Now I'm very tired. Even though there are large chunks of time where all you can do is sit around and wait, it's pretty draining. Although we were on set for almost 10 hours today, and working for around 9 of them, with a lunchbreak, so it's not really surprising that we're all tired now. I could do with a good sleep - last night I dreamt about being on set, so I didn't even get a break from it overnight!

Tuesday, September 05, 2006

Day 2

Just to prove we're making a film - from left, Luke (with his back to the camera), Jim and Dania (cast) Joe, Matt (AD), Dimitri and Matt (sound) with Andrew and Gali in the distance.

A long day on set, lots of good stuff done. Finding that we'd made the Yorkshire Post this morning got us off to a flying start!

That's all for today - we're whacked. Cup of tea and an early night I think.

Monday, September 04, 2006

It's happening

We've just completed the first day of shooting "Echoes."

You have no idea what a relief it is to be able to say that. From discussing how late we dare leave it before pulling the plug on the whole production with my director, Darren, on Friday night, everything turned round swiftly, late on Sunday - some gear was loaned after all, hire arranged for the rest, and we decided we could go ahead. A few of us met up last night for a concert which was taking place at our location (Elvington air museum, near York), and unknown to us a flypast of a Spitfire had been arranged - Richie, our lead actor, who plays a fighter pilot, was there as was our leading lady, Dania, and watching the Spitfire fly past, with the actors there with me, it felt as if everything was really coming together.

This morning was very slow - cast and crew gathered, sat around, drank coffee, read their scripts, drank more coffee. Meanwhile Darren and Joe (DoP) were collecting one lot of kit while Susan (editor, runner, whatever we need her to be) and I went for the other lot. Then in response to our press releases photographers arrived from York Evening News and the Yorkshire Post (we should be in the papers tomorrow), luckily just as Dania, Richie and Jim, our other cast member, were emerging from make-up. We also had our own photographer on set so should have some great pictures, hopefully posting a few here soon.

Meanwhile our fantastic hard-working crew (Gali, Matt, Luke, Dimitri) had set up, and finally at some point this afternoon cameras rolled. Richie said his first line, and I choked up and thought I was going to cry.

It's really happening. We're making a film, from my script.

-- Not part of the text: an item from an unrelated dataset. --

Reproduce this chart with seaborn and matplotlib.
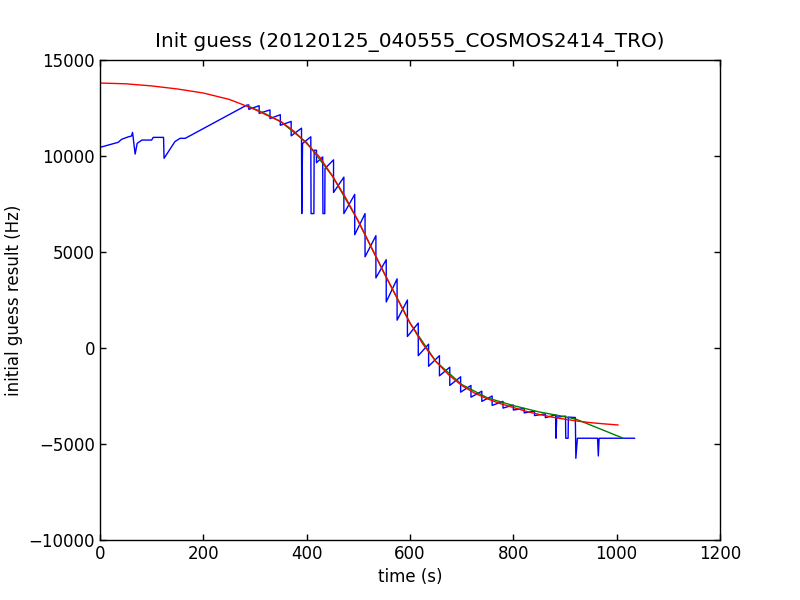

More updates as we proceed. My head is still spinning from today to type much more right now (although I have a couple of script amendments to do), I need to eat and then have a big sleep.

If there are any Angels out there, I still need you ....

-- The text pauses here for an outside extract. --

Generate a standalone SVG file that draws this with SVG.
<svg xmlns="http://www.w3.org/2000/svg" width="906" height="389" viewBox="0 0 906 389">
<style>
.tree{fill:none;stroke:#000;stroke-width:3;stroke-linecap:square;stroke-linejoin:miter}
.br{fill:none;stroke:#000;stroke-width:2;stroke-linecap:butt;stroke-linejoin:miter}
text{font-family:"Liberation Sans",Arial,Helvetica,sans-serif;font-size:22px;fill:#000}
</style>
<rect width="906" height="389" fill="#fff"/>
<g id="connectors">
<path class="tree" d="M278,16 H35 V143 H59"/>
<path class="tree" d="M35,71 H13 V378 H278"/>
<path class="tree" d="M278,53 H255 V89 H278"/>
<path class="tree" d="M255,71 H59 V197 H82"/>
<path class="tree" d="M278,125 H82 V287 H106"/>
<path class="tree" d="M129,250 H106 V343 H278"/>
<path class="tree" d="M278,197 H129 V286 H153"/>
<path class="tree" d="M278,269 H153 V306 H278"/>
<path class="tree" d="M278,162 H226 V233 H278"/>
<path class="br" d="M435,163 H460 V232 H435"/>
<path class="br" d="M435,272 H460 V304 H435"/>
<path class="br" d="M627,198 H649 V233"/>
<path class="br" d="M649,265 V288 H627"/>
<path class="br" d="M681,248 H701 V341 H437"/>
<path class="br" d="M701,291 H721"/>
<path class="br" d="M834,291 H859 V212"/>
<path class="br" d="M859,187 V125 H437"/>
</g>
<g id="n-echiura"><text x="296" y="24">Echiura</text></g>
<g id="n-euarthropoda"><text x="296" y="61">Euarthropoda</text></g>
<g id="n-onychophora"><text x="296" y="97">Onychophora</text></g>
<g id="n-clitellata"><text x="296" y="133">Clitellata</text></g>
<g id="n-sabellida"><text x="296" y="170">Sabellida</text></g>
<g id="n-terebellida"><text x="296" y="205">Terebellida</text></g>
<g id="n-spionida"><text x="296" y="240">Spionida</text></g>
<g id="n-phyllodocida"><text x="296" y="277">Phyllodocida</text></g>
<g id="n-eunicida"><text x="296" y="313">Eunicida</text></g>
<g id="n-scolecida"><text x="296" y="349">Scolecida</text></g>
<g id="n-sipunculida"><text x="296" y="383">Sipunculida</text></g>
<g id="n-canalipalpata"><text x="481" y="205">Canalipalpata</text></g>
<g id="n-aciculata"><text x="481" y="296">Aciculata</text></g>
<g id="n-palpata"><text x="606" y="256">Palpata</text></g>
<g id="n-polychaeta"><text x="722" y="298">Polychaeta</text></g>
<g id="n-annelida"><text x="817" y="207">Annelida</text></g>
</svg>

Saturday, September 02, 2006

See that rug?

Yeah, that one, the one that's just been pulled out from under us. Less than 72 hours to go until principal photography begins on our shoot, and for reasons as yet unclear, the arrangement by which we get all our equipment appears not to be happening. We have a complete crew, a great cast, a lovely location, lots of enthusiasm - and no equipment. Unfortunately, not much money either. We can hire what we need, but that costs hundreds more than we have.

Then at dinner last night, James says "I'll give you £50 if you give me a credit on the film" ...

48 hours to go til principal photography, and a plan is hatched - I email everyone I know who might be able to chip in, explaining the situation and asking for help. Donate £50 to our film fund, and in return you get your name in the "thank you" credits at the end of the film, a copy of the film on DVD should you want it, and an invitation to a screening party, whenever that happens once post-production is done.

36 hours to go, the film fund stands at £150.